Image shows the back view of a light grey-beige jacket, very fitted, with full sleeves and leaf themed embroidery around the tail of the jacket.

Walking dress, 1890-91, English, H J Griffin, Nottingham. Light grey corded wool with embroidered leaf motifs. Featured in Janet Arnold’s ‘Patterns of Fashion 2, Fashion Museum Bath

The embroidery design, with its motifs forming garlands that weave around the bodice and wrap round the hem, is of a type fashionable from the late 1870s through to the end of the 1880s.  We’ve seen similar examples on this Mon. Vignon dinner dress, and this Alice Larrot reception gown, and, to a lesser extent, this cherry bedecked day dress.

Image shows the hem of a light grey-beige skirt, with slit tabs and leaf embroidery

Walking dress, 1890-91, English, H J Griffin, Nottingham. Light grey corded wool with embroidered leaf motifs. Featured in Janet Arnold’s ‘Patterns of Fashion 2, Fashion Museum Bath

Because this dress is included in Patterns of Fashion 2, we know more details about its construction.  It fastens at the center front with 19 hooks and eyes, and then the left front wraps over, hiding the hooks, and fastens again under the arm and at the left shoulder with buttons.

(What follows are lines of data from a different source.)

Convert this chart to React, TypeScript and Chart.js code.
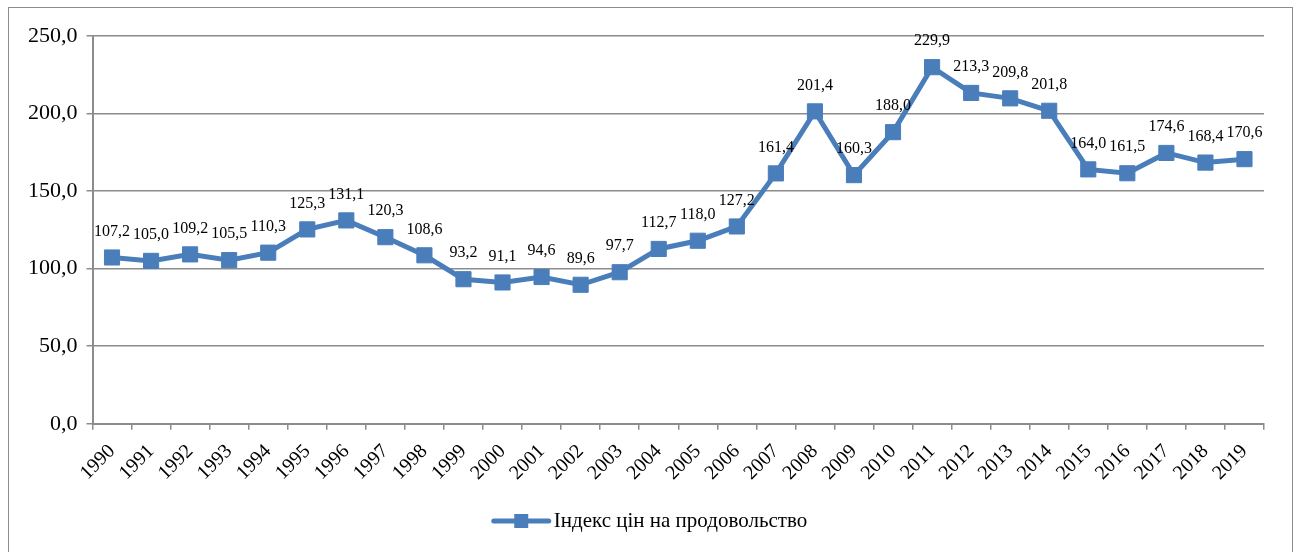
import React, { useEffect, useRef } from "react";
import { Chart, registerables } from "chart.js";

Chart.register(...registerables);

const years: string[] = [
  "1990", "1991", "1992", "1993", "1994", "1995", "1996", "1997", "1998", "1999",
  "2000", "2001", "2002", "2003", "2004", "2005", "2006", "2007", "2008", "2009",
  "2010", "2011", "2012", "2013", "2014", "2015", "2016", "2017", "2018", "2019",
];

const foodPriceIndex: number[] = [
  107.2, 105.0, 109.2, 105.5, 110.3, 125.3, 131.1, 120.3, 108.6, 93.2,
  91.1, 94.6, 89.6, 97.7, 112.7, 118.0, 127.2, 161.4, 201.4, 160.3,
  188.0, 229.9, 213.3, 209.8, 201.8, 164.0, 161.5, 174.6, 168.4, 170.6,
];

const seriesLabel = "Індекс цін на продовольство";

const LINE_COLOR = "#4a7ebb";
const GRID_COLOR = "#8c8c8c";
const FONT = "'Liberation Serif', serif";

const fmt = (v: number) => v.toFixed(1).replace(".", ",");

const dataLabelPlugin = {
  id: "dataLabels",
  afterDatasetsDraw(chart: any) {
    const ctx = chart.ctx;
    const meta = chart.getDatasetMeta(0);
    const ds = chart.data.datasets[0];
    ctx.save();
    ctx.font = `16px ${FONT}`;
    ctx.fillStyle = "#000";
    ctx.textAlign = "center";
    ctx.textBaseline = "middle";
    meta.data.forEach((pt: any, i: number) => {
      ctx.fillText(fmt(ds.data[i] as number), pt.x, pt.y - 26);
    });
    ctx.restore();
  },
};

const legendPlugin = {
  id: "customLegend",
  afterDraw(chart: any) {
    const ctx = chart.ctx;
    ctx.save();
    ctx.font = `21px ${FONT}`;
    const text = seriesLabel;
    const tw = ctx.measureText(text).width;
    const sampleW = 55;
    const gap = 5;
    const total = sampleW + gap + tw;
    const cx = chart.width / 2;
    const x0 = cx - total / 2;
    const y = chart.height - 47;
    ctx.strokeStyle = LINE_COLOR;
    ctx.lineWidth = 5;
    ctx.lineCap = "round";
    ctx.beginPath();
    ctx.moveTo(x0, y);
    ctx.lineTo(x0 + sampleW, y);
    ctx.stroke();
    ctx.fillStyle = LINE_COLOR;
    ctx.fillRect(x0 + sampleW / 2 - 7, y - 7, 14, 14);
    ctx.fillStyle = "#000";
    ctx.textAlign = "left";
    ctx.textBaseline = "middle";
    ctx.fillText(text, x0 + sampleW + gap, y);
    ctx.restore();
  },
};

export default function App() {
  const canvasRef = useRef<HTMLCanvasElement | null>(null);

  useEffect(() => {
    if (!canvasRef.current) return;
    const chart = new Chart(canvasRef.current, {
      type: "line",
      data: {
        labels: years,
        datasets: [
          {
            label: seriesLabel,
            data: foodPriceIndex,
            borderColor: LINE_COLOR,
            backgroundColor: LINE_COLOR,
            borderWidth: 5,
            pointStyle: "rect",
            pointRadius: 10.7,
            pointBorderWidth: 1,
            pointBackgroundColor: LINE_COLOR,
            pointBorderColor: LINE_COLOR,
            tension: 0,
          },
        ],
      },
      options: {
        animation: false,
        responsive: false,
        maintainAspectRatio: false,
        layout: { padding: { top: 28, right: 28, bottom: 73, left: 10 } },
        plugins: {
          legend: { display: false },
          tooltip: { enabled: false },
        },
        scales: {
          x: {
            offset: true,
            grid: {
              display: true,
              offset: true,
              drawOnChartArea: false,
              drawTicks: true,
              tickLength: 6,
              color: GRID_COLOR,
              lineWidth: 1.5,
            },
            border: { display: true, color: GRID_COLOR, width: 2 },
            ticks: {
              maxRotation: 45,
              minRotation: 45,
              autoSkip: false,
              color: "#000",
              padding: 10,
              font: { family: FONT, size: 20 },
            },
          },
          y: {
            min: 0,
            max: 250,
            grid: {
              color: GRID_COLOR,
              lineWidth: 1.5,
              tickLength: 6,
            },
            border: { display: true, color: GRID_COLOR, width: 2 },
            ticks: {
              stepSize: 50,
              color: "#000",
              padding: 9,
              font: { family: FONT, size: 22 },
              callback: (v: any) => fmt(Number(v)),
            },
          },
        },
      },
      plugins: [dataLabelPlugin, legendPlugin],
    });
    return () => chart.destroy();
  }, []);

  return (
    <div
      style={{
        position: "fixed",
        left: 8,
        top: 7,
        width: 1283,
        height: 560,
        border: "1px solid #8c8c8c",
        boxSizing: "content-box",
        background: "#fff",
      }}
    >
      <canvas ref={canvasRef} width={1283} height={560} style={{ display: "block" }} />
    </div>
  );
}
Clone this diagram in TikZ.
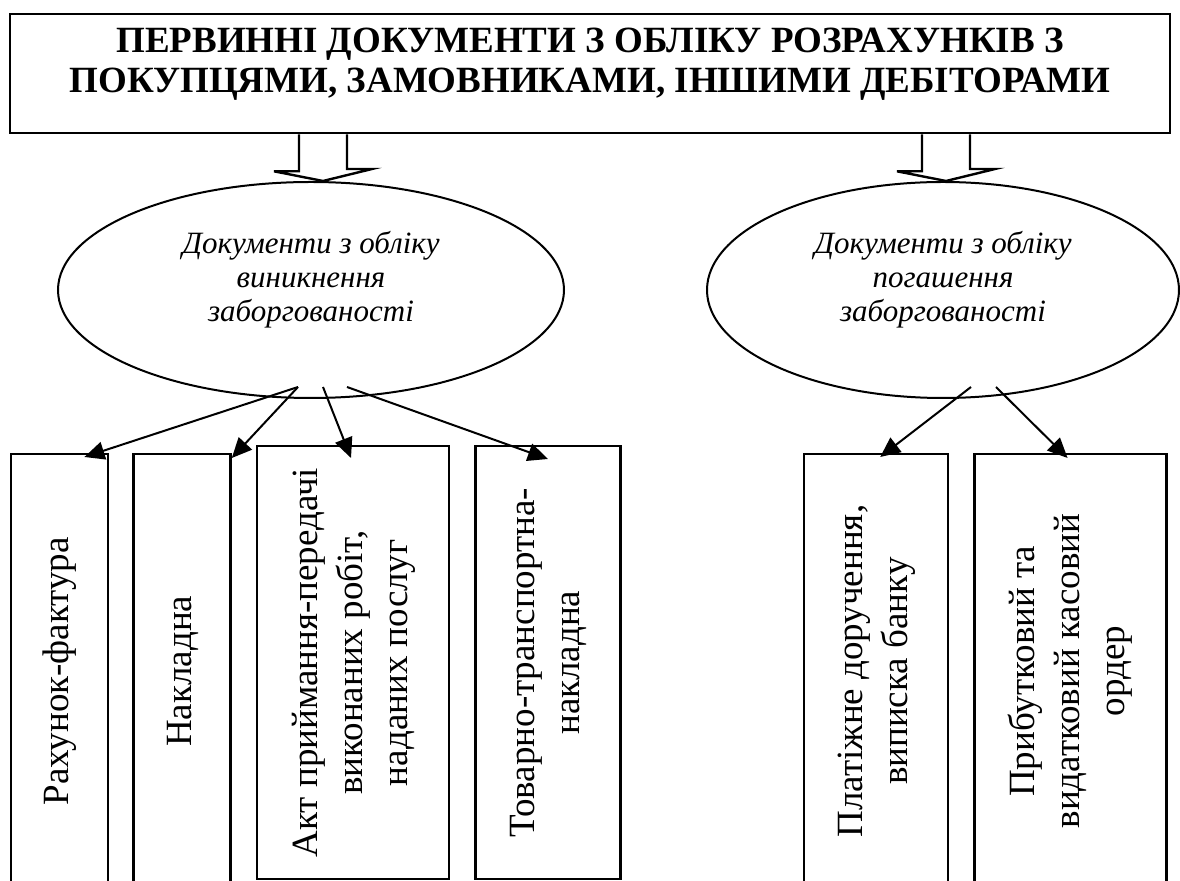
\documentclass[tikz,border=0pt]{standalone}
\usepackage{fontspec}
\setmainfont{Liberation Serif}
\usetikzlibrary{positioning, shapes.geometric, arrows.meta, calc}
\tikzset{
    every edge/.style={ % Sets the properties for each link
        draw,
        -{Triangle[length=10pt,width=9pt]},
        line width=1pt
    }
}
\newcommand{\vtext}[1]{\rotatebox{90}{\begin{tabular}{@{}c@{}}#1\end{tabular}}}

\begin{document}
\begin{tikzpicture}[x=0.5pt,y=-0.5pt]
        \tikzset{
            headbox/.style={draw,line width=1.3pt,inner sep=0pt,align=center,
                minimum width=580pt,minimum height=59.5pt,text depth=12.75pt,
                font=\bfseries\fontsize{18.5}{20}\selectfont},
            oval/.style={ellipse,draw,line width=1pt,inner sep=0pt,align=center,
                minimum height=108pt,text depth=13.9pt,
                font=\itshape\fontsize{15.5}{17}\selectfont},
            doc/.style={draw,line width=1.2pt,inner sep=0pt,anchor=north west,
                minimum height=217pt,font=\fontsize{18.5}{22.5}\selectfont},
            %
            hollow/.style={line width=1.2pt,line join=miter},
        }
        \useasboundingbox (0,0) rectangle (1180,881);
        \clip (0,0) rectangle (1180,881);

        \node[headbox] (title) at (590,73.5)
            {ПЕРВИННІ ДОКУМЕНТИ З ОБЛІКУ РОЗРАХУНКІВ З\\ПОКУПЦЯМИ, ЗАМОВНИКАМИ, ІНШИМИ ДЕБІТОРАМИ};

        \node[oval,minimum width=253pt] (rise) at (311,290) {Документи з обліку\\виникнення\\заборгованості};
        \node[oval,minimum width=236pt] (repay) at (943,290) {Документи з обліку\\погашення\\заборгованості};

        % documents of the debt arising
        \node[doc,minimum width=48.5pt] (invoice) at (10,453) {\vtext{Рахунок-фактура}};
        \node[doc,minimum width=48.5pt,right=11.5pt of invoice.north east,anchor=north west] (waybill) {\vtext{Накладна}};
        \node[doc,minimum width=96pt,minimum height=216.5pt,right=12pt of waybill.north east,anchor=north west,yshift=4pt] (act)
            {\vtext{Акт приймання-передачі\\виконаних робіт,\\наданих послуг}};
        \node[doc,minimum width=72.5pt,minimum height=216.5pt,right=12pt of act.north east,anchor=north west] (ttn)
            {\vtext{Товарно-транспортна-\\накладна}};

        % documents of the debt repayment
        \node[doc,minimum width=72pt] (payord) at (803,453) {\vtext{Платіжне доручення,\\виписка банку}};
        \node[doc,minimum width=96pt,right=12pt of payord.north east,anchor=north west] (cash)
            {\vtext{Прибутковий та\\видатковий касовий\\ордер}};

        % wide arrows from the title
        \coordinate (tipA) at ($(rise.north)+(12,0)$);
        \coordinate (tipB) at ($(repay.north)+(3,0)$);
        \draw[hollow] ($(tipA |- title.south)+(-24,0)$) -- ++(0,37) -- ++(-25,0) -- (tipA)
            -- ++(49,-12) -- ++(-25,0) -- ($(tipA |- title.south)+(24,0)$);
        \draw[hollow] ($(tipB |- title.south)+(-24,0)$) -- ++(0,37) -- ++(-25,0) -- (tipB)
            -- ++(49,-12) -- ++(-25,0) -- ($(tipB |- title.south)+(24,0)$);

        \path ($(rise.south)+(-13,-12)$) edge ($(invoice.north east)+(-25,4)$)
              ($(rise.south)+(-13,-12)$) edge ($(waybill.north east)+(0,5)$)
              ($(rise.south)+(12,-12)$) edge ($(act.north)+(-2,13)$)
              ($(rise.south)+(36,-12)$) edge ($(ttn.north)+(0,14)$);
        \path ($(repay.south)+(28,-12)$) edge ($(payord.north)+(4,4)$)
              ($(repay.south)+(53,-12)$) edge ($(cash.north)+(-3,5)$);
    \end{tikzpicture}
\end{document}
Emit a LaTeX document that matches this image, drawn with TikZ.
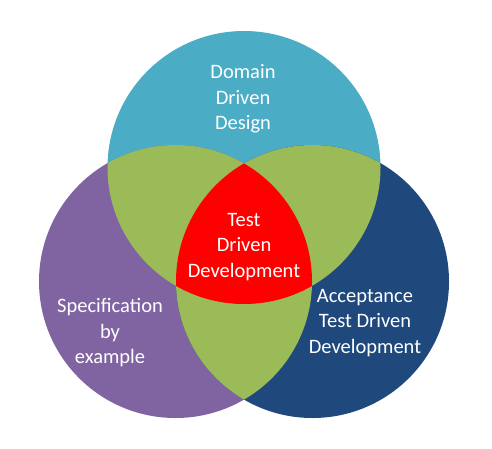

Walking dress, 1890-91, English, H J Griffin, Nottingham.  Light grey corded wool with embroidered leaf motifs. Featured in Janet Arnold’s ‘Patterns of Fashion 2,  Fashion Museum Bath

Walking dress, 1890-91, English, H J Griffin, Nottingham. Light grey corded wool with embroidered leaf motifs. Featured in Janet Arnold’s ‘Patterns of Fashion 2, Fashion Museum Bath

The bodice is heavily boned, to provide a smooth line.  There’s a large pocket hidden in the fullness of the skirt folds on the left back side only.  The sleeves are not gathered, but are fitted in to the armscye with pleated tucks, providing the distinctive pointed, sculptural shape we see.